The Mocs need to extend their mini-streak if they want to stay in the thick of this year's title chase.
“That’s a great point,” Huesman said. “Two-game streaks won’t get you anywhere in this league. To be good, get to the playoffs and win a championship, you’ve got to reel off a bunch in a row from here on out.”
Well, that’s been easier said than done at UTC.
In the past 22 years, the Mocs have had one four-game win streak (2010) and two that reached three in 1990 and 1997.
In 2010, Huesman’s second year at the helm, UTC opened league play with wins over Western Carolina, Citadel, Georgia Southern and Furman.
The Mocs were sitting pretty, but they lost two of the final three SoCon games, beating Samford and losing to nationally ranked Elon (No. 20) and Wofford (No. 7) to finish 5-3.
Under coach Buddy Green in 1997, UTC was routed by Georgia Southern, but had wins over Wofford, VMI and Western Carolina for a 3-1 league record. The Mocs couldn’t sustain the streak, however, and lost three of their final four games against conference opponents to finish 4-4.
Going back to 1990 under coach Buddy Nix, now general manager of the Buffalo Bills, the Mocs to Furman before knocking off East Tennessee State, No. 16 Citadel and No. 17 Marshall only to drop two of the next three games to close at 4-2.
Mocs redshirt freshman quarterback Jacob Huesman, the coach’s son, said going on extended rolls in the SoCon is a big challenge for any team.
“It’s a very difficult thing to do,” Jacob Huesman said. “The SoCon is one of the best conferences in (FCS) football, no question about that. It’s a struggle every week. To put together two straight wins like we have is an accomplishment. Obviously, we can’t stop there. We want to win out and finish at the top of the conference. That’s our goal.”
Winning titles has not been easy for the Mocs.
UTC won SoCon titles from 1977-79 – coach Joe Morrison’s final three years in Chattanooga – and Nix captured one league championship in 1984, his first season with the Mocs, by winning five of six league games. UTC has not won a SoCon title since.
The younger Huesman seems to have a pretty good grasp of UTC’s football history – his dad played for the Mocs from 1978-81 – and realizes the current Mocs want to change the perception that UTC is an infrequent title contender.
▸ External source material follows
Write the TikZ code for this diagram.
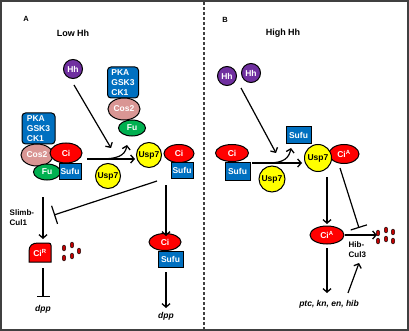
\documentclass[tikz,border=0pt]{standalone}
\usepackage{fontspec}
\setmainfont{Liberation Sans}
\usetikzlibrary{shapes.geometric,arrows.meta}
\definecolor{hhpurple}{HTML}{7030A0}
\definecolor{pkablue}{HTML}{0070C0}
\definecolor{cospink}{HTML}{D99694}
\definecolor{fugreen}{HTML}{00B050}
\definecolor{usyellow}{HTML}{FFFF00}
\definecolor{cired}{HTML}{FF0000}
\definecolor{dotred}{HTML}{C00000}
\definecolor{framegray}{HTML}{404040}
\begin{document}
\begin{tikzpicture}[x=1pt,y=-1pt,
  lbl/.style={font=\fontsize{8}{10}\selectfont\bfseries, inner sep=0pt},
  mol/.style={draw=black, line width=1pt, inner sep=0pt, font=\fontsize{8.5}{10}\selectfont\bfseries},
  hh/.style={mol, circle, fill=hhpurple, text=white, minimum size=19pt},
  usp/.style={mol, circle, fill=usyellow, text=black, minimum size=25pt},
  ci/.style={mol, ellipse, fill=cired, text=white},
  cos/.style={mol, ellipse, fill=cospink, text=white, minimum width=32pt, minimum height=22pt},
  fu/.style={mol, ellipse, fill=fugreen, text=white, minimum width=27pt, minimum height=16pt},
  sufu/.style={mol, rectangle, fill=pkablue, text=white, minimum width=24pt, minimum height=16pt},
  kin/.style={mol, rectangle, rounded corners=3.5pt, fill=pkablue, text=white, align=left, minimum width=31pt, minimum height=31pt},
  dot/.style={draw=black, line width=0.4pt, fill=dotred, ellipse, minimum width=3.6pt, minimum height=6pt, inner sep=0pt},
  arr/.style={line width=1.2pt, -{Straight Barb[length=3.5pt,width=8pt,line width=1.3pt]}},
  inh/.style={line width=1.2pt, -{Bar[width=17pt,line width=1.2pt]}},
  gene/.style={font=\fontsize{8.5}{10}\selectfont\bfseries\itshape, inner sep=0pt},
]
\useasboundingbox (0,0) rectangle (409,331);
\draw[framegray, line width=2pt] (1,1) rectangle (408,330);
\draw[framegray, line width=1.5pt, dash pattern=on 3pt off 2pt] (204,2) -- (204,329);

% ---------------- Panel A ----------------
\node[lbl, font=\fontsize{7.5}{8}\selectfont\bfseries] (labA) at (26,19) {A};
\node[lbl, font=\fontsize{9}{10}\selectfont\bfseries] (lowhh) at (73,33) {Low Hh};
\node[hh] (hhA) at (73,69) {Hh};

% top complex
\node[kin] (pkaT) at (123,82.5) {PKA\\GSK3\\CK1};
\node[cos] (cosT) at (124,109) {Cos2};
\node[fu] (fuT) at (132,128) {Fu};

% left complex
\node[kin, minimum width=33pt] (pkaL) at (38.5,128.5) {PKA\\GSK3\\CK1};
\node[cos] (cosL) at (37,155) {Cos2};
\node[ci, minimum width=32pt, minimum height=20pt] (ciL) at (66,153) {Ci};
\node[fu] (fuL) at (47,172) {Fu};
\node[sufu, minimum width=22pt, minimum height=15pt] (sufuL) at (70,171.5) {Sufu};

% free Usp7
\node[usp] (uspFA) at (108,176) {Usp7};

% right complex
\node[ci, minimum width=30pt, minimum height=18pt] (ciRA) at (179,153.5) {Ci};
\node[usp] (uspA) at (149,155) {Usp7};
\node[sufu, minimum width=22pt, minimum height=15pt] (sufuRA) at (182,170.5) {Sufu};

% bottom Ci-Sufu
\node[ci, minimum width=32pt, minimum height=17pt] (ciBA) at (165,242) {Ci};
\node[sufu, minimum width=25pt, minimum height=16pt] (sufuBA) at (170.5,259) {Sufu};

% Ci repressor
\path[draw=black, line width=1pt, fill=cired] (51,262) -- (29,262) -- (29,251)
  .. controls (29,245.5) and (32.5,243) .. (38,243) -- (48.5,243)
  .. controls (50.3,243) and (51,244) .. (51,245.5) -- cycle;
\node[lbl, font=\fontsize{8.5}{10}\selectfont\bfseries, text=white] (ciR) at (40,253) {Ci\textsuperscript{R}};

% degradation dots A
\node[dot] (dA1) at (64,248) {};
\node[dot] (dA2) at (72,245) {};
\node[dot] (dA3) at (79,251) {};
\node[dot] (dA4) at (72,256) {};
\node[dot] (dA5) at (64,258) {};

\node[lbl, align=left, anchor=west] (slimb) at (9.5,217.5) {Slimb-\\Cul1};
\node[gene] (dppL) at (43,309) {dpp};
\node[gene] (dppR) at (166,316) {dpp};

% connectors A
\coordinate (a1s) at (74,85);   \coordinate (a1e) at (111,148);
\coordinate (a2s) at (87,159);  \coordinate (a2e) at (135,159);
\coordinate (a3s) at (100,159); \coordinate (a3e) at (127,145);
\coordinate (a4s) at (157,181); \coordinate (a4e) at (54,215);
\coordinate (a5s) at (43,197);  \coordinate (a5e) at (43,239);
\coordinate (a6s) at (166,185); \coordinate (a6e) at (166,236);
\coordinate (a7s) at (43,268);  \coordinate (a7e) at (43,297);
\coordinate (a8s) at (166,272); \coordinate (a8e) at (166,308);
\draw[arr] (a1s) -- (a1e);
\draw[arr] (a2s) -- (a2e);
\draw[arr] (a3s) .. controls (117,159) and (125,156) .. (a3e);
\draw[inh, -{Bar[width=19pt,line width=1.2pt]}] (a4s) -- (a4e);
\draw[arr] (a5s) -- (a5e);
\draw[arr] (a6s) -- (a6e);
\draw[inh, -{Bar[width=13pt,line width=1.2pt]}] (a7s) -- (a7e);
\draw[arr] (a8s) -- (a8e);

% ---------------- Panel B ----------------
\node[lbl, font=\fontsize{7.5}{8}\selectfont\bfseries] (labB) at (225,20) {B};
\node[lbl, font=\fontsize{9}{10}\selectfont\bfseries] (highhh) at (283,33) {High Hh};
\node[hh] (hhB1) at (227,76) {Hh};
\node[hh] (hhB2) at (251,73) {Hh};

\node[sufu, minimum width=25pt, minimum height=17pt] (sufuTB) at (298.5,135.5) {Sufu};
\node[ci, minimum width=33pt, minimum height=17pt] (ciB) at (232,153) {Ci};
\node[sufu, minimum width=25pt, minimum height=17pt] (sufuB) at (237.5,171.5) {Sufu};
\node[usp, minimum size=26pt] (uspFB) at (272,179) {Usp7};

\node[ci, minimum width=30pt, minimum height=19pt] (ciAB) at (344,154) {Ci\textsuperscript{A}};
\node[usp, minimum size=27pt] (uspB) at (318,158) {Usp7};

\node[ci, minimum width=34pt, minimum height=18pt] (ciA2) at (327,235) {Ci\textsuperscript{A}};

\node[dot] (dB1) at (378,233) {};
\node[dot] (dB2) at (386,230) {};
\node[dot] (dB3) at (393,232) {};
\node[dot] (dB4) at (378,241) {};
\node[dot] (dB5) at (386,239) {};
\node[dot] (dB6) at (393,241) {};

\node[lbl, align=left, anchor=west] (hib) at (348.5,249.5) {Hib-\\Cul3};
\node[gene] (targets) at (329,304) {ptc, kn, en, hib};

\coordinate (b1s) at (241,88);  \coordinate (b1e) at (276,153);
\coordinate (b2s) at (252,163); \coordinate (b2e) at (302,163);
\coordinate (b3s) at (268,163); \coordinate (b3e) at (291,148);
\coordinate (b4s) at (327,177); \coordinate (b4e) at (327,224);
\coordinate (b5s) at (340,168); \coordinate (b5e) at (359,228);
\coordinate (b6s) at (345,235); \coordinate (b6e) at (377,235);
\coordinate (b7s) at (327,248); \coordinate (b7e) at (327,293);
\coordinate (b8s) at (348,293); \coordinate (b8e) at (359,263);
\draw[arr] (b1s) -- (b1e);
\draw[arr] (b2s) -- (b2e);
\draw[arr] (b3s) .. controls (284,163) and (289,158) .. (b3e);
\draw[arr] (b4s) -- (b4e);
\draw[inh] (b5s) -- (b5e);
\draw[arr] (b6s) -- (b6e);
\draw[arr] (b7s) -- (b7e);
\draw[arr] (b8s) -- (b8e);
\end{tikzpicture}
\end{document}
“In years past at UTC,” he said, “we haven’t competed well enough to put together big strings of wins. That’s something we’re looking to change. We’re trying to turn a page here and become a team where people come into the (UTC) game thinking they don’t want to play these guys because they’re so tough.”
If that happens in 2012, the page turning has to continue starting when Samford visits for a 6 p.m. kickoff on Saturday.
Another loss puts any of the contenders in a tight spot.
“At this point in the season, with everybody being so tight and playing to the best of their abilities,” Jacob Huesman said, “losing a game could easily put a team out. If we go to two losses and everybody else is sitting there with one, all of a sudden we’re scrambling from behind and that’s not a situation we want to be in at all.”
With his Mocs coming off the loss to Appalachian State and facing back-to-back road tests, coach Huesman wasn’t sure how strong the team’s psyche really was.
“We were at 1-3 (overall) and kind of a fragile football team going on the road to play a team (Citadel) that had beat App State and Georgia Southern,” he said. “I’m thinking, ‘How much confidence do we have, really?’ You talk about it, but deep down I wonder how much confidence we had.
“I knew we were talented, but I don’t know if you can read confidence. I couldn’t say if we were a confident team or we acting like a confident team. In the App State game, it just didn’t show up in our demeanor or our mentality.”
Huesman found the answers to those questions in the Mocs’ 28-10 and 31-10 victories over Citadel and Furman, respectively.
“In the Citadel game, I could see their confidence in the locker room and on the sidelines and I felt a lot better about it,” he said.
So, he’s OK with the confidence thing now?
“No,” Huesman said. “I don’t think coaches ever seen enough confidence.”